A function is injective if different inputs give different outputs, and surjective if every value in the codomain is actually hit. A bijection is both.
Step 3: Test option (1) and option (3).
On domain $[0,\infty)$ the function is $f(x)=0$ for all $x$, a constant. A constant function maps many inputs to the same output, so it is not injective. Both of these options claim injectivity or bijectivity on $[0,\infty)$, so both are false.
Step 4: Test option (2).
On domain $(-\infty,0]$ we have $f(x)=-2x\ge 0$, so the outputs land in $[0,\infty)$, not in the stated codomain $(-\infty,0]$. The map cannot be onto that codomain, so it is not a bijection there. Option (2) is false.
Step 5: Test option (4).
Take domain $R$ and codomain $[0,\infty)$. For $x<0$, $f(x)=-2x$ sweeps through all positive values, and $f(0)=0$, so every value in $[0,\infty)$ is attained. Hence $f$ is surjective onto $[0,\infty)$.
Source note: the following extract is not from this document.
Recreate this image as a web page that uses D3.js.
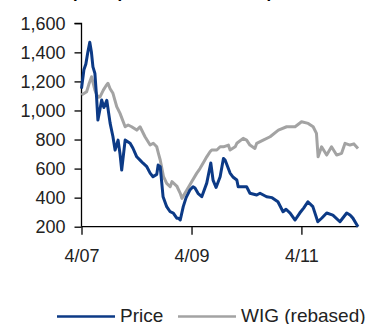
<!DOCTYPE html>
<meta charset="utf-8">
<script src="https://d3js.org/d3.v7.min.js"></script>
<style>
  body { margin: 0; background: #fff; }
  text { font-family: "Liberation Sans", Arial, sans-serif; }
</style>
<div id="chart"></div>
<script>

// Price (blue)
var priceDates = ["2007-04-01","2007-04-17","2007-04-30","2007-05-13","2007-05-26","2007-06-06","2007-06-16","2007-06-29",
  "2007-07-10","2007-07-19","2007-08-02","2007-08-13","2007-08-28","2007-09-16","2007-10-08","2007-10-27","2007-11-10",
  "2007-11-30","2007-12-13","2007-12-24","2008-01-16","2008-02-18","2008-03-08","2008-04-02","2008-04-24","2008-05-14",
  "2008-06-08","2008-06-30","2008-07-19","2008-08-13","2008-08-22","2008-09-05","2008-09-24","2008-10-18","2008-11-10",
  "2008-12-01","2008-12-24","2009-01-03","2009-01-16","2009-02-05","2009-02-24","2009-03-21","2009-04-11","2009-04-24",
  "2009-05-14","2009-06-08","2009-07-11","2009-08-07","2009-08-22","2009-09-11","2009-10-08","2009-10-30","2009-11-10",
  "2009-12-13","2010-01-03","2010-01-27","2010-02-05","2010-03-08","2010-04-02","2010-04-24","2010-06-08","2010-06-30",
  "2010-08-13","2010-09-18","2010-10-27","2010-11-30","2010-12-20","2011-01-16","2011-02-18","2011-03-21","2011-04-17",
  "2011-05-14","2011-06-16","2011-07-19","2011-08-15","2011-09-16","2011-10-27","2011-12-13","2012-01-27","2012-02-18",
  "2012-03-08","2012-04-11"];
var priceValues = [1150,1280,1320,1400,1470,1400,1300,1255,
  1094,934,1010,1072,1020,1070,913,819,727,
  796,700,590,796,775,740,681,658,637,
  613,569,544,560,624,613,406,338,303,
  294,259,259,246,338,400,452,475,466,
  430,406,500,638,521,470,544,670,659,
  569,540,521,475,475,475,430,418,430,
  406,400,372,303,320,294,246,294,330,
  372,338,234,260,294,280,234,294,280,
  259,200];

// WIG rebased (grey)
var wigDates = ["2007-04-01","2007-05-05","2007-05-20","2007-06-07","2007-06-29","2007-07-19","2007-08-02","2007-08-24",
  "2007-09-11","2007-09-24","2007-10-08","2007-10-27","2007-11-21","2007-12-13","2008-01-16","2008-02-05","2008-02-28",
  "2008-04-02","2008-04-24","2008-05-27","2008-06-30","2008-07-21","2008-08-13","2008-08-24","2008-09-05","2008-09-27",
  "2008-10-18","2008-11-10","2008-11-22","2008-12-24","2009-01-16","2009-01-27","2009-03-01","2009-04-02","2009-05-05",
  "2009-05-27","2009-06-29","2009-07-11","2009-08-02","2009-08-13","2009-09-16","2009-10-08","2009-10-30","2009-12-02",
  "2009-12-13","2010-01-16","2010-01-27","2010-03-10","2010-04-02","2010-04-24","2010-05-27","2010-06-08","2010-07-21",
  "2010-09-05","2010-10-30","2010-12-24","2011-02-18","2011-04-02","2011-05-16","2011-06-18","2011-07-10","2011-07-21",
  "2011-08-13","2011-09-16","2011-10-18","2011-11-21","2011-12-24","2012-01-16","2012-02-18","2012-03-15","2012-04-11"];
var wigValues = [1106,1129,1180,1232,1140,1090,1094,1140,
  1170,1187,1150,1118,1026,980,888,900,888,
  865,888,819,762,774,750,705,659,544,
  498,475,510,480,430,395,452,510,567,
  600,659,681,716,728,728,750,750,762,
  728,750,774,808,796,762,739,774,796,
  819,865,888,888,922,911,888,842,681,
  750,693,750,693,705,774,762,770,739];

var yTicks = [200,400,600,800,1000,1200,1400,1600];
var xTicks = ["2007-04-01","2009-04-01","2011-04-01"];

var width = 374, height = 324;
var parse = d3.timeParse("%Y-%m-%d");

var svg = d3.select("#chart").append("svg")
    .attr("width", width)
    .attr("height", height)
    .style("display", "block");

var x = d3.scaleTime()
    .domain([parse("2007-04-01"), parse("2012-04-11")])
    .range([81.5, 358]);

var y = d3.scaleLinear()
    .domain([200, 1600])
    .range([226.7, 23.3]);

// title, mostly cut off by the top edge
svg.append("text")
    .attr("x", 22).attr("y", -3)
    .attr("textLength", 264).attr("lengthAdjust", "spacingAndGlyphs")
    .style("font-weight", "bold").style("font-size", "18px").attr("fill", "#000")
    .text("Share price performance: Europe");

// y axis
var yAxis = svg.append("g")
    .attr("transform", "translate(81.5,0)")
    .call(d3.axisLeft(y).tickValues(yTicks).tickSize(7).tickPadding(9).tickFormat(d3.format(",")));

// x axis
var xAxis = svg.append("g")
    .attr("transform", "translate(0,226.7)")
    .call(d3.axisBottom(x).tickValues(xTicks.map(parse)).tickSize(8).tickPadding(15)
      .tickFormat(d3.timeFormat("%-m/%y")));

[yAxis, xAxis].forEach(function (a) {
  a.select(".domain").attr("stroke", "#000").attr("stroke-width", 1.3);
  a.selectAll(".tick line").attr("stroke", "#000").attr("stroke-width", 1.3);
  a.selectAll(".tick text").attr("fill", "#222").style("font-size", "18px")
    .style("font-family", "'Liberation Sans', Arial, sans-serif");
});
yAxis.select(".domain").attr("d", "M-7," + y(1600) + "H0V" + y(200));
xAxis.select(".domain").attr("d", "M" + x.range()[0] + ",0H" + x.range()[1]);

var line = d3.line()
    .x(function (d) { return x(d.date); })
    .y(function (d) { return y(d.value); });

var wig = wigDates.map(function (d, i) { return {date: parse(d), value: wigValues[i]}; });
var price = priceDates.map(function (d, i) { return {date: parse(d), value: priceValues[i]}; });

svg.append("path").datum(wig)
    .attr("fill", "none").attr("stroke", "#a3a3a3").attr("stroke-width", 3)
    .attr("stroke-linejoin", "round").attr("d", line);

svg.append("path").datum(price)
    .attr("fill", "none").attr("stroke", "#0c3a86").attr("stroke-width", 3)
    .attr("stroke-linejoin", "round").attr("d", line);

// legend
var legend = [
  {name: "Price", color: "#0c3a86", x: 57},
  {name: "WIG (rebased)", color: "#a3a3a3", x: 178}
];
var lg = svg.selectAll(".lg").data(legend).enter().append("g")
    .attr("transform", function (d) { return "translate(" + d.x + ",316.5)"; });
lg.append("line").attr("x1", 0).attr("x2", 58)
    .attr("stroke", function (d) { return d.color; }).attr("stroke-width", 2.5);
lg.append("text").attr("x", 63).attr("y", 5)
    .attr("fill", "#222").style("font-size", "19px")
    .text(function (d) { return d.name; });

</script>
Step 6: Check injectivity in option (4).
But $f(1)=0$ and $f(2)=0$ give the same output for different inputs, so $f$ is not injective. Therefore on $R\to[0,\infty)$ it is a surjection but not an injection, exactly what option (4) states.
\[ \boxed{\text{Option (4): surjection but not injection on } R\to[0,\infty)} \]